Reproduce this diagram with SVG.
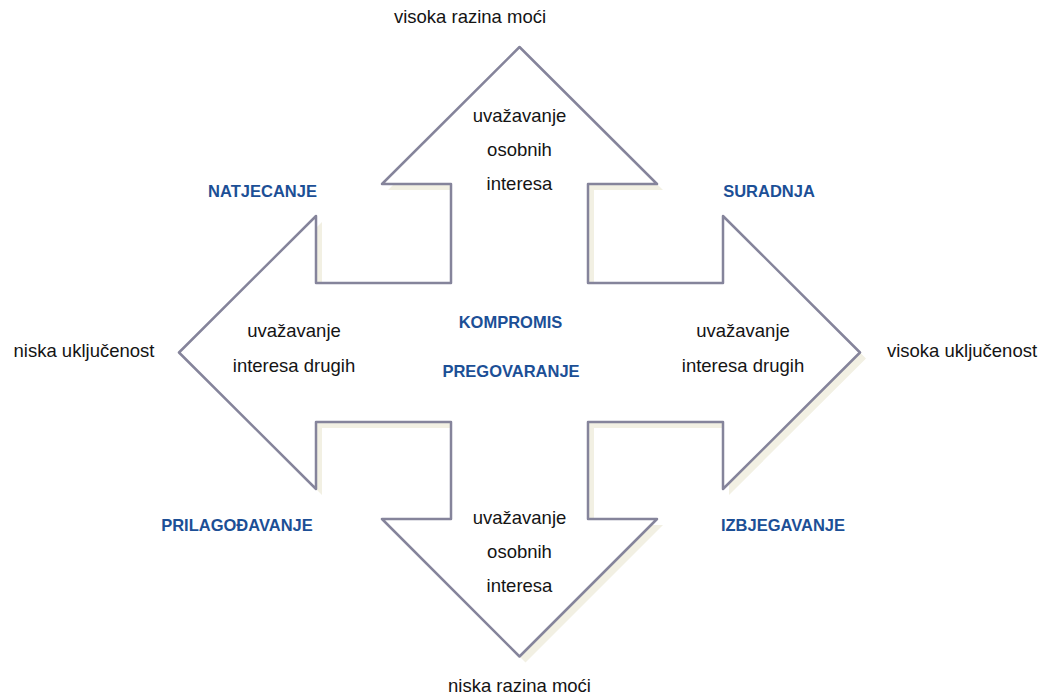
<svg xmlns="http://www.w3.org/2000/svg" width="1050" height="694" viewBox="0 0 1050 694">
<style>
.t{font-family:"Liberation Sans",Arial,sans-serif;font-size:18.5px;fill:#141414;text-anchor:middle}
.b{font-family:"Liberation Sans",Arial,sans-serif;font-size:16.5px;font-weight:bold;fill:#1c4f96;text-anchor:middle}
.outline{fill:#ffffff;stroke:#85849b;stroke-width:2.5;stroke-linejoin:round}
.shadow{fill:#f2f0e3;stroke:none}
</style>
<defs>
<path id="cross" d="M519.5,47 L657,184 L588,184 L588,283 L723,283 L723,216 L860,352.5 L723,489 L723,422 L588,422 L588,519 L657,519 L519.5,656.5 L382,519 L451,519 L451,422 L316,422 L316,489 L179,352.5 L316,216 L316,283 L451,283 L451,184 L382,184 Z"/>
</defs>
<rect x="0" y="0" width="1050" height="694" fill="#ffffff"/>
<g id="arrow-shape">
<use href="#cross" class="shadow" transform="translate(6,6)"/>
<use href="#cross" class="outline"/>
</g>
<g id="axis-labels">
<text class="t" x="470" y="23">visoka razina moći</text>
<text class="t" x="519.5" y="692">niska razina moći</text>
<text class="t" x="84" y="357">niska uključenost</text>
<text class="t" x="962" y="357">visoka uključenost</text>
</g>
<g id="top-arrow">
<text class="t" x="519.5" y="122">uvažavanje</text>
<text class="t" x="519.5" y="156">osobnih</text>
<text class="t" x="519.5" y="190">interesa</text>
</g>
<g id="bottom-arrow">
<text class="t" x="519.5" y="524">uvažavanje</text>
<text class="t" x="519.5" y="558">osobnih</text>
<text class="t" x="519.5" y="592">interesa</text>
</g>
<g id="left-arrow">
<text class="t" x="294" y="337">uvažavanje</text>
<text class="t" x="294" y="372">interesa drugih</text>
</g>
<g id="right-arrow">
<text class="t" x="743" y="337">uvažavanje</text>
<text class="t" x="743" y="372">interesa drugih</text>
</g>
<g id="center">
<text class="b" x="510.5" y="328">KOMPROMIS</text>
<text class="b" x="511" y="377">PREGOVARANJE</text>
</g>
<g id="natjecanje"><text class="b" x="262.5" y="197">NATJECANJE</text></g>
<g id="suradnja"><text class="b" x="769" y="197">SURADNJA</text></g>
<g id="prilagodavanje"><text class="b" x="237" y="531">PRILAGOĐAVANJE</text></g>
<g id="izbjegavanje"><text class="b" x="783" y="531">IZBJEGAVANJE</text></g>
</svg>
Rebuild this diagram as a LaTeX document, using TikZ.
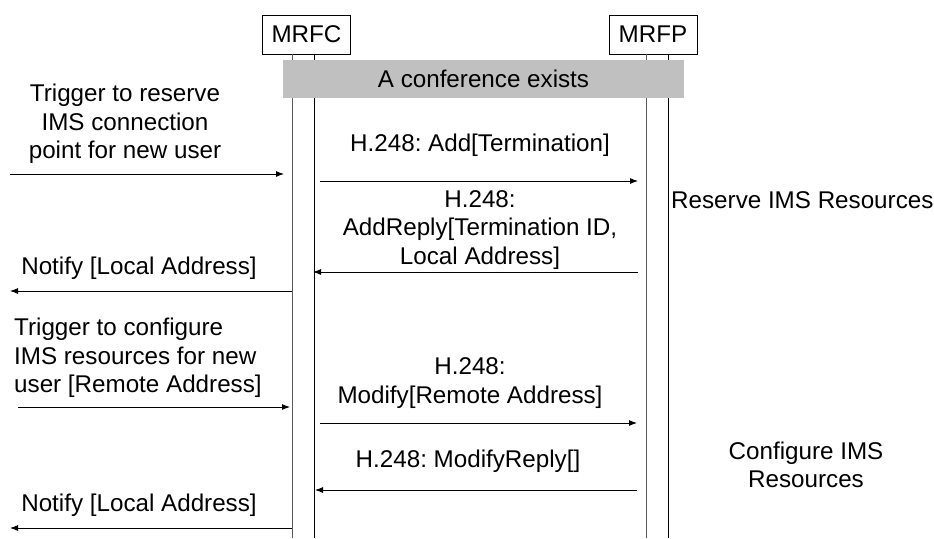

=====

■ Aim
Print out the whole of the material word for word, without pictures.

■ Final answer
Reproduce this diagram with SVG.
<svg xmlns="http://www.w3.org/2000/svg" width="1050" height="694" viewBox="0 0 1050 694">
<style>
.t{font-family:"Liberation Sans",Arial,sans-serif;font-size:18.5px;fill:#141414;text-anchor:middle}
.b{font-family:"Liberation Sans",Arial,sans-serif;font-size:16.5px;font-weight:bold;fill:#1c4f96;text-anchor:middle}
.outline{fill:#ffffff;stroke:#85849b;stroke-width:2.5;stroke-linejoin:round}
.shadow{fill:#f2f0e3;stroke:none}
</style>
<defs>
<path id="cross" d="M519.5,47 L657,184 L588,184 L588,283 L723,283 L723,216 L860,352.5 L723,489 L723,422 L588,422 L588,519 L657,519 L519.5,656.5 L382,519 L451,519 L451,422 L316,422 L316,489 L179,352.5 L316,216 L316,283 L451,283 L451,184 L382,184 Z"/>
</defs>
<rect x="0" y="0" width="1050" height="694" fill="#ffffff"/>
<g id="arrow-shape">
<use href="#cross" class="shadow" transform="translate(6,6)"/>
<use href="#cross" class="outline"/>
</g>
<g id="axis-labels">
<text class="t" x="470" y="23">visoka razina moći</text>
<text class="t" x="519.5" y="692">niska razina moći</text>
<text class="t" x="84" y="357">niska uključenost</text>
<text class="t" x="962" y="357">visoka uključenost</text>
</g>
<g id="top-arrow">
<text class="t" x="519.5" y="122">uvažavanje</text>
<text class="t" x="519.5" y="156">osobnih</text>
<text class="t" x="519.5" y="190">interesa</text>
</g>
<g id="bottom-arrow">
<text class="t" x="519.5" y="524">uvažavanje</text>
<text class="t" x="519.5" y="558">osobnih</text>
<text class="t" x="519.5" y="592">interesa</text>
</g>
<g id="left-arrow">
<text class="t" x="294" y="337">uvažavanje</text>
<text class="t" x="294" y="372">interesa drugih</text>
</g>
<g id="right-arrow">
<text class="t" x="743" y="337">uvažavanje</text>
<text class="t" x="743" y="372">interesa drugih</text>
</g>
<g id="center">
<text class="b" x="510.5" y="328">KOMPROMIS</text>
<text class="b" x="511" y="377">PREGOVARANJE</text>
</g>
<g id="natjecanje"><text class="b" x="262.5" y="197">NATJECANJE</text></g>
<g id="suradnja"><text class="b" x="769" y="197">SURADNJA</text></g>
<g id="prilagodavanje"><text class="b" x="237" y="531">PRILAGOĐAVANJE</text></g>
<g id="izbjegavanje"><text class="b" x="783" y="531">IZBJEGAVANJE</text></g>
</svg>
Rebuild this diagram as a LaTeX document, using TikZ.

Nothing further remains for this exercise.